## TASK INSTRUCTIONS
Below, find the line containing "Convert this chart to matplotlib code." and the line containing "-4, -4, -4, -4, -4, -4, -4, -4]"; reproduce exactly those two and every line between them, omitting pictures.

## DATA LINES
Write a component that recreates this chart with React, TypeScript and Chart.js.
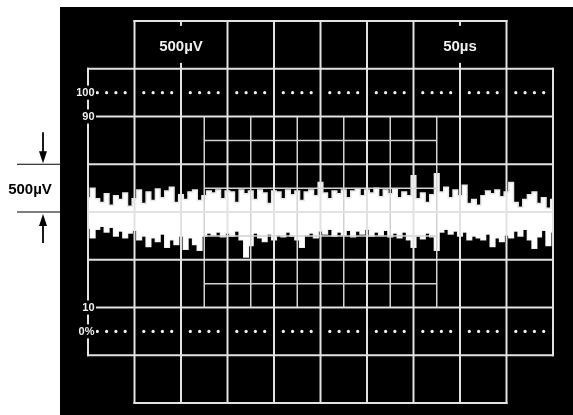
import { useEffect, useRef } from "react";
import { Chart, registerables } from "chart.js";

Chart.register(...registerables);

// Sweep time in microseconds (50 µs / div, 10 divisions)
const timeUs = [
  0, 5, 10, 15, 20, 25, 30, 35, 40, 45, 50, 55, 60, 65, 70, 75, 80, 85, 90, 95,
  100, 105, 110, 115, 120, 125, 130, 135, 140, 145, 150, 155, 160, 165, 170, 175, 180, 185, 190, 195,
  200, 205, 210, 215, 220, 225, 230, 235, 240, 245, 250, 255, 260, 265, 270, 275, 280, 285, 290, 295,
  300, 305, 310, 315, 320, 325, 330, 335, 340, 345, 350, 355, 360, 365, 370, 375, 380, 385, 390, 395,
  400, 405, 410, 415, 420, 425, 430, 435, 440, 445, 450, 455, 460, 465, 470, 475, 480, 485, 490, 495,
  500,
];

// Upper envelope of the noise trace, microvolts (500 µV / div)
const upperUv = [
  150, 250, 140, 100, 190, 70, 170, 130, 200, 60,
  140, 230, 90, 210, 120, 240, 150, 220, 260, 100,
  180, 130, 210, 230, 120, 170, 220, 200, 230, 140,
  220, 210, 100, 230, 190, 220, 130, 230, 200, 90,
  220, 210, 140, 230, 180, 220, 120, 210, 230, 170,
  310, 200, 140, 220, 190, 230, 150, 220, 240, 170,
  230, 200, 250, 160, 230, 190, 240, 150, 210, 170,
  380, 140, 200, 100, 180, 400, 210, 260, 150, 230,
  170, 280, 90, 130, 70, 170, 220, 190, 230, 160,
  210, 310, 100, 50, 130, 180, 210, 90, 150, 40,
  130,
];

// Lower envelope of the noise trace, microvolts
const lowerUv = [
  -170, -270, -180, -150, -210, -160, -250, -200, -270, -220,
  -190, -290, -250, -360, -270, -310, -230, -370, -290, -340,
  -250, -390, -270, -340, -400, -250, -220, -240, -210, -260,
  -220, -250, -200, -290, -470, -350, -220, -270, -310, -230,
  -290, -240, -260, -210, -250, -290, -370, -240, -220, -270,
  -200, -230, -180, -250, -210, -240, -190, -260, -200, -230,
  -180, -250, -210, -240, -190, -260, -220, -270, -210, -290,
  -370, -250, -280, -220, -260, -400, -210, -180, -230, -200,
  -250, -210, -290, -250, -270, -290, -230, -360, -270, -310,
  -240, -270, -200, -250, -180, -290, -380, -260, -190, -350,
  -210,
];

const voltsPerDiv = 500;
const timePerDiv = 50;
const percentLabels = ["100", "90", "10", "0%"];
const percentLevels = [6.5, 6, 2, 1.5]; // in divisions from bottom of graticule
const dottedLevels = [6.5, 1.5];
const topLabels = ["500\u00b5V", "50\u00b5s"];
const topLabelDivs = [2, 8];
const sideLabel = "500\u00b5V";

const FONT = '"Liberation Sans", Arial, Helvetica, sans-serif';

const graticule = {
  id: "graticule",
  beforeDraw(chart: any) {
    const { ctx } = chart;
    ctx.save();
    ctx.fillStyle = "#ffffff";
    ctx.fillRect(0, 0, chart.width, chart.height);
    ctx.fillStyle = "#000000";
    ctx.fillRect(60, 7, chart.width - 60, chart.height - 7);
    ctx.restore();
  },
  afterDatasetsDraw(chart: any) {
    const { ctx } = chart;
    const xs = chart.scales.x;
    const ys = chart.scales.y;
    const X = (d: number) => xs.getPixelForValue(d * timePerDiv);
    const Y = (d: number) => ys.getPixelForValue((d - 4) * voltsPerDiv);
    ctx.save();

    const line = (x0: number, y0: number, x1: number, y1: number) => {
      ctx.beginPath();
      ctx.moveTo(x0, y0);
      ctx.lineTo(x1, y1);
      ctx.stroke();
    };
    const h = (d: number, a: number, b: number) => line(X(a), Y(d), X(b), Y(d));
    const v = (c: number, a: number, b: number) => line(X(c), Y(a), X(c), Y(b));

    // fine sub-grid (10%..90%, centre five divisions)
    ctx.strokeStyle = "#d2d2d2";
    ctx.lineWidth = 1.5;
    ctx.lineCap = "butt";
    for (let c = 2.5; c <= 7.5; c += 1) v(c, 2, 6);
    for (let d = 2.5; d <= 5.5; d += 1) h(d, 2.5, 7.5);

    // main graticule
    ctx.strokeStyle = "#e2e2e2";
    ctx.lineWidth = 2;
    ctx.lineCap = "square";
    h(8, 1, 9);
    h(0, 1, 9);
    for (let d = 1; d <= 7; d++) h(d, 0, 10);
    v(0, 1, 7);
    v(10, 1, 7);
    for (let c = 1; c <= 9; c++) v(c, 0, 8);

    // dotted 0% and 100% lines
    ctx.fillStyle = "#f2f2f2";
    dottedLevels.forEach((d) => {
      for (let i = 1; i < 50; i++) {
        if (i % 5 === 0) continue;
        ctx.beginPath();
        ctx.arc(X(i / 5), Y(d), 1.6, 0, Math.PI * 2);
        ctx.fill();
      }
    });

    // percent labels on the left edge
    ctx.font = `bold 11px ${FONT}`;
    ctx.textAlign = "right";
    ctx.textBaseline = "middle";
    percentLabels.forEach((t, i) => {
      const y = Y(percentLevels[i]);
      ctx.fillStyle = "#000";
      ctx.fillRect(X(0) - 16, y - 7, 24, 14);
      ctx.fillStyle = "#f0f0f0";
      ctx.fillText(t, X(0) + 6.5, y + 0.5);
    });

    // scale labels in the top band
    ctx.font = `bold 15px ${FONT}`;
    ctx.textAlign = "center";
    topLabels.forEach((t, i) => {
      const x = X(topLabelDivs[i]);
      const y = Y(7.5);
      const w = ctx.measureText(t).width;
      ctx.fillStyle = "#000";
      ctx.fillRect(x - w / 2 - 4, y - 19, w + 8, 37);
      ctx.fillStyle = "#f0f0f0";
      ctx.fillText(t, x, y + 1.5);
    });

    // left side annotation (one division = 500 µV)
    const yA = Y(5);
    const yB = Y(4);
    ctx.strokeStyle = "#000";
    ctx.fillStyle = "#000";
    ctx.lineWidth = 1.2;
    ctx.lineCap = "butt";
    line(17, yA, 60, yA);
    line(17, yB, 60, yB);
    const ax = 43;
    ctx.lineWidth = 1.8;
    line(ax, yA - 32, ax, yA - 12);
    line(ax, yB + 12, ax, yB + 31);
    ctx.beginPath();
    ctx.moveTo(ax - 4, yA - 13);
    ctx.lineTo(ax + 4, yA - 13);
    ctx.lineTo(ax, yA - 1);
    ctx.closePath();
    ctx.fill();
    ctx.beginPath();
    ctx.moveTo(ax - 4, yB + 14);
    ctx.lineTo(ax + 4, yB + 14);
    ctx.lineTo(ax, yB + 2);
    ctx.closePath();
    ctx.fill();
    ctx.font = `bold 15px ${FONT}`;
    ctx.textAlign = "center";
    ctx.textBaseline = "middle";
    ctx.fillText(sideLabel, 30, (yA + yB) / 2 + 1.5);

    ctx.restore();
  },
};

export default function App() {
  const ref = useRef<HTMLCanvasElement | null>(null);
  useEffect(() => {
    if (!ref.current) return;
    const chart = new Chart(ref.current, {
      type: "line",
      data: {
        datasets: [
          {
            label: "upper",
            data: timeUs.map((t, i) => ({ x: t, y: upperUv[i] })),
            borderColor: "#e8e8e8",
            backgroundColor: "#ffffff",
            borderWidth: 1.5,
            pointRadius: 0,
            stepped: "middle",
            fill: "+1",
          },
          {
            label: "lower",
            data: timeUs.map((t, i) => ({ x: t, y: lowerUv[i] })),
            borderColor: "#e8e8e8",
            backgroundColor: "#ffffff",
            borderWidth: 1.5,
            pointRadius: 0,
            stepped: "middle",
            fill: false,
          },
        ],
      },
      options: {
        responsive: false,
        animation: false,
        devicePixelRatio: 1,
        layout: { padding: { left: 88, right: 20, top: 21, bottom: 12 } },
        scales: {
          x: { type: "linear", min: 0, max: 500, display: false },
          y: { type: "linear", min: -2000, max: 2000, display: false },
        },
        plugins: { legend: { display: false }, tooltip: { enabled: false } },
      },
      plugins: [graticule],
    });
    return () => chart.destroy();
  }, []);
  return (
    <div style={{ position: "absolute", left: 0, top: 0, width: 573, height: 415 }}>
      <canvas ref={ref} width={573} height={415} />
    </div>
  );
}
==
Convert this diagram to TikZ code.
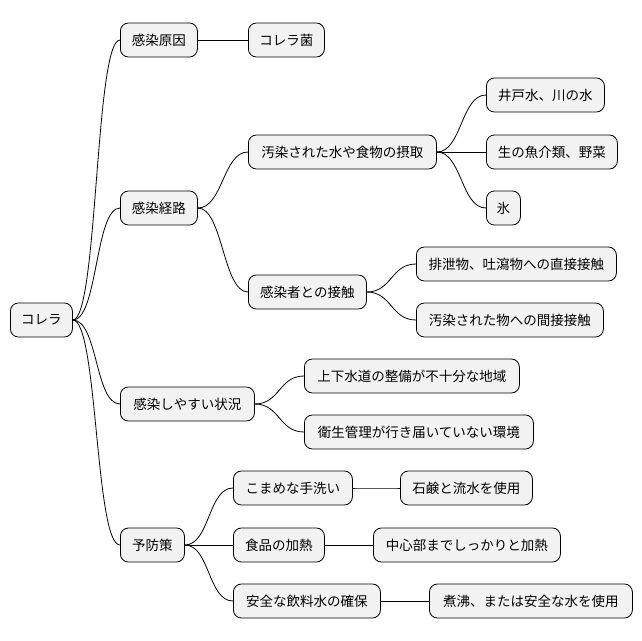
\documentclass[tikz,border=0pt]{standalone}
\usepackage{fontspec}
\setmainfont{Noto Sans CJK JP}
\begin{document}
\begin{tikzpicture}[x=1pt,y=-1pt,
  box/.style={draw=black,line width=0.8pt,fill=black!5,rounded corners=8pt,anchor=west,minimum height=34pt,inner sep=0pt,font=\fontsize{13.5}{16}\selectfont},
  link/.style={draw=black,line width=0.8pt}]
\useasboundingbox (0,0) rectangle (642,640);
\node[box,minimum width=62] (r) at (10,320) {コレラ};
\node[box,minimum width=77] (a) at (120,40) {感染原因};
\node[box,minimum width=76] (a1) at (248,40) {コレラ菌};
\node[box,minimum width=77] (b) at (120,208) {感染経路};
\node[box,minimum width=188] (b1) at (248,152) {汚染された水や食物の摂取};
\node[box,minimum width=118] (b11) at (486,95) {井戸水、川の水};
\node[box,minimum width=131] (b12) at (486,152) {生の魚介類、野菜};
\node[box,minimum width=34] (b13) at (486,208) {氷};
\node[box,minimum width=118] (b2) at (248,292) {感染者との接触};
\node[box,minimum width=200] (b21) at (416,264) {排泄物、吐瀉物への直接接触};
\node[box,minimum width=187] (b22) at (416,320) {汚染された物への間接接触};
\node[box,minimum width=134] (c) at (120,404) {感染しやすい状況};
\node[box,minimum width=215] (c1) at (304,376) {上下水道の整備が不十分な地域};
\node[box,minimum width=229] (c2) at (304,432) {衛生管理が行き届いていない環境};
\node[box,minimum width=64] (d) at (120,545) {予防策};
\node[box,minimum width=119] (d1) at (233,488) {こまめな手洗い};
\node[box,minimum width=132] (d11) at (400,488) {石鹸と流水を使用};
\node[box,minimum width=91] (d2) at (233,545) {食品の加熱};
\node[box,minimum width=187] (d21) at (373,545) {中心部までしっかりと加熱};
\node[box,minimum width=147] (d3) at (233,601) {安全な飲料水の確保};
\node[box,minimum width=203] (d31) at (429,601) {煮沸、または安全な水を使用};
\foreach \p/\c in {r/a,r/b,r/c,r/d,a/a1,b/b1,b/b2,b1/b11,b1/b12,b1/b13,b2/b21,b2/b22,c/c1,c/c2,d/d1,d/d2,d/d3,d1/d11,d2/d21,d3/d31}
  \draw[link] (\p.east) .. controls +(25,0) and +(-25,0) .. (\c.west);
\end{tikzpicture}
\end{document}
--
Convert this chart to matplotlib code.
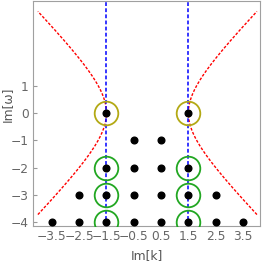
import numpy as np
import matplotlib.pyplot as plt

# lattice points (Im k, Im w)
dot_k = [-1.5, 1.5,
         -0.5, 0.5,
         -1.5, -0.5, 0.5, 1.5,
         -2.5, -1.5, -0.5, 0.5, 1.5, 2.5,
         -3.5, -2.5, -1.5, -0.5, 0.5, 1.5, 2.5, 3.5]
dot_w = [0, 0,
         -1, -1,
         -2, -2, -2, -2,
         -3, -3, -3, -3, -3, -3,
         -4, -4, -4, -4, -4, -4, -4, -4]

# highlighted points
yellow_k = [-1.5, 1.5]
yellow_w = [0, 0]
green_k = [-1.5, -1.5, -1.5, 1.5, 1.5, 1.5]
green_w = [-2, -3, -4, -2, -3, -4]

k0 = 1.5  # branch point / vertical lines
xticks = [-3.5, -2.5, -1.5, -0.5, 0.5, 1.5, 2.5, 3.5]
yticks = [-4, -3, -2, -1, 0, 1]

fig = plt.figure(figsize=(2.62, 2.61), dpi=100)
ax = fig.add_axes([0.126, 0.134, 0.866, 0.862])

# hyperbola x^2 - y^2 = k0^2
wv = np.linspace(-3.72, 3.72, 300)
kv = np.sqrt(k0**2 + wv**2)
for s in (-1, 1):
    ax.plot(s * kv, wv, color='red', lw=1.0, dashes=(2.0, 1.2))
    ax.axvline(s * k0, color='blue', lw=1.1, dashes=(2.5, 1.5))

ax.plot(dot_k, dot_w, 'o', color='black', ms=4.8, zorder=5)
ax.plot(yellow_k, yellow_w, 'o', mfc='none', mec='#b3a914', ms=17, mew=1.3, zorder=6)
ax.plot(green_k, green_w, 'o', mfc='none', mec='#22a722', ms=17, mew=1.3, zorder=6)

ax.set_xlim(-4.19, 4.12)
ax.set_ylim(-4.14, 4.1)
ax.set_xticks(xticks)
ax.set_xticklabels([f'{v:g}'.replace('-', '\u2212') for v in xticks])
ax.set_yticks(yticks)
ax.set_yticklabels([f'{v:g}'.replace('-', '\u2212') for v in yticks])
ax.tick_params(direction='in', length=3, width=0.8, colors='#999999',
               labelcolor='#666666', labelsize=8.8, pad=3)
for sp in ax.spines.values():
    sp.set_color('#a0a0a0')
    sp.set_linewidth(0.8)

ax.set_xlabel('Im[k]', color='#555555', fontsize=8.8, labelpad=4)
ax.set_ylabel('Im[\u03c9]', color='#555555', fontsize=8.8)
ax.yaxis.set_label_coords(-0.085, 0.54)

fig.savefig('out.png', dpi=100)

## SOLUTION FOR THIS PROBLEM
Convert this chart to matplotlib code.
import numpy as np
import matplotlib.pyplot as plt

# lattice points (Im k, Im w)
dot_k = [-1.5, 1.5,
         -0.5, 0.5,
         -1.5, -0.5, 0.5, 1.5,
         -2.5, -1.5, -0.5, 0.5, 1.5, 2.5,
         -3.5, -2.5, -1.5, -0.5, 0.5, 1.5, 2.5, 3.5]
dot_w = [0, 0,
         -1, -1,
         -2, -2, -2, -2,
         -3, -3, -3, -3, -3, -3,
         -4, -4, -4, -4, -4, -4, -4, -4]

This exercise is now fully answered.